When “technically valid” goes wrong: don’t put leading spaces in your Marketo hrefs, or you’ll lose click tracking

💡
tl;dr: Leading and trailing spaces are valid in an <a href> and the link will still work for the end user. But in a Marketo email, an accidental leading space means the link won’t be tracked.

Without reading the official standards, can you describe the differences between a valid URL and a valid href? How about between the href attribute of an HTML A tag and the href IDL attribute of its Location object?

My guess is there only a few people in the world who can recite these off the top — members of WHATWG or W3C. I certainly don’t know all this stuff by heart, but reading standards is fun.

Anyway, all these are valid A tags that link to the same destination URL:

<a href=" https://www.example.com">I am valid.</a>
<a href="   https://www.example.com   ">So am I.</a>
<a href="https://www.example.com ">Me too.</a>
<a href="https://www.example.com">And so (obviously!) am I.</a>
A few equally valid <a> tags.

But only the last 2 will be tracked by Marketo.

Hold up: those spaces are valid?

Indeed.

The href HTML attribute is defined as “a valid URL potentially surrounded by spaces.” After stripping leading and trailing spaces, it must be a valid URL string, but the spaces themselves are fine.[1]

In other words, a URL can’t start or end with spaces. But even though an <a href> becomes a URL by design, the href itself can have spaces.

An even deeper detail is that when an <a> is parsed into a Location object, the Location object’s href property won’t have spaces. This is easy to demonstrate in the browser...

> document.links[0].getAttribute("href")
⋖ ' https://www.example.com'
> document.links[0].href
⋖ 'https://www.example.com/'
F12 Console output showing the raw href attribute vs. parsed href property.

... but was difficult to find in the spec(s). Finally, I found that a Location object is said to have a relevant Document, and any Document has a URL. That URL is  derived using the Basic URL Parser, which explicitly has the 3rd step:

3. Remove any leading and trailing C0 control or space from input.

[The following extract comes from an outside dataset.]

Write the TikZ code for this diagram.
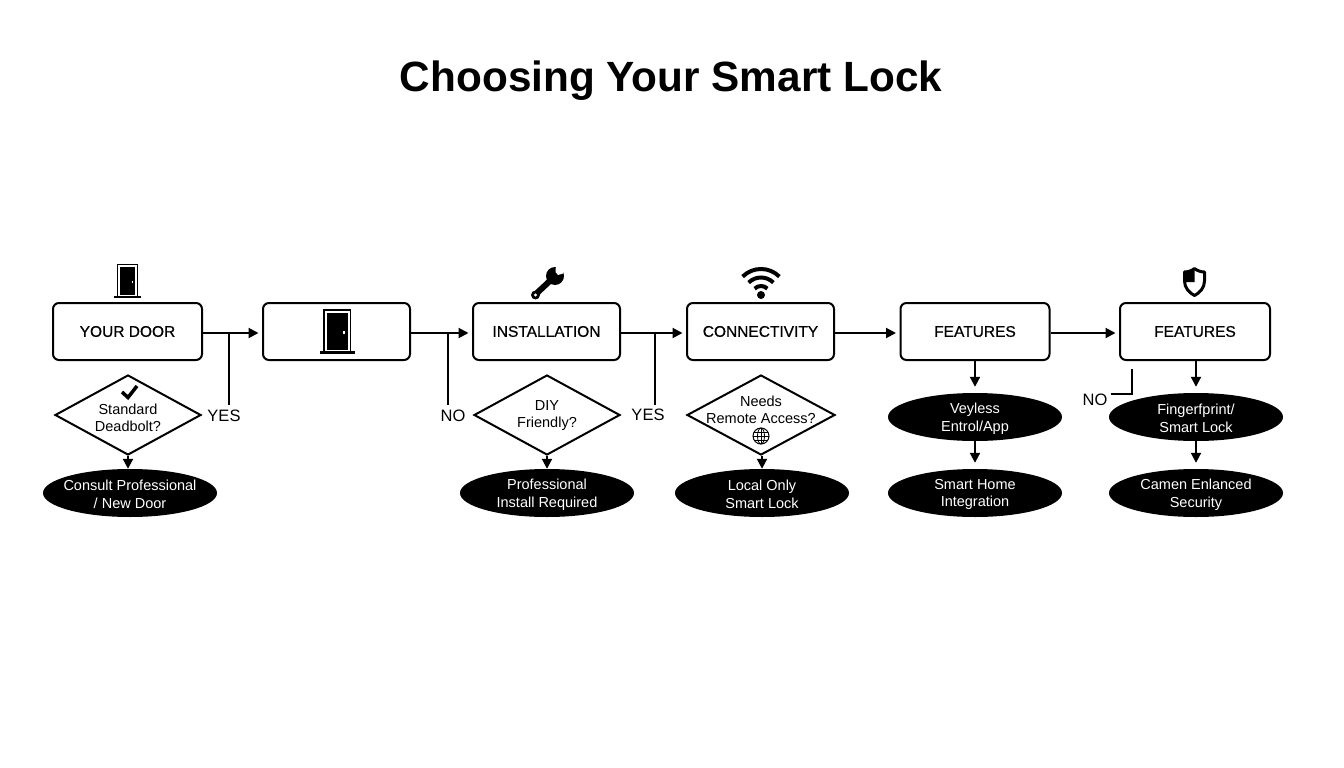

So one thing with the name href can have spaces, while another type of href cannot. Confusing!

Back to the Marketo problem

So why are links with leading spaces left untracked?

Because Marketo checks only the HTML href attribute to see if something is a tracking-worthy link. If the href doesn’t start with a sequence of letters followed with a colon — that includes not just http: and https: but also tel: and such — it’s thought to be some other kind of <a>, like a jump link within the email body, which shouldn’t be tracked.

In other words, it checks the HTML href only, not the URL. And as you learned above, those are not exactly the same.

Is this a bug in Marketo? I’d say yes. But is it worth fretting about rather than just keeping in mind? To me, that’s a no.

Notes

[1] I’m not sure exactly why surrounding spaces are allowed — even I haven’t been around that long! Maybe it’s in the W3C mailing list archives from 20 years ago, but I’ve got stuff to do.☺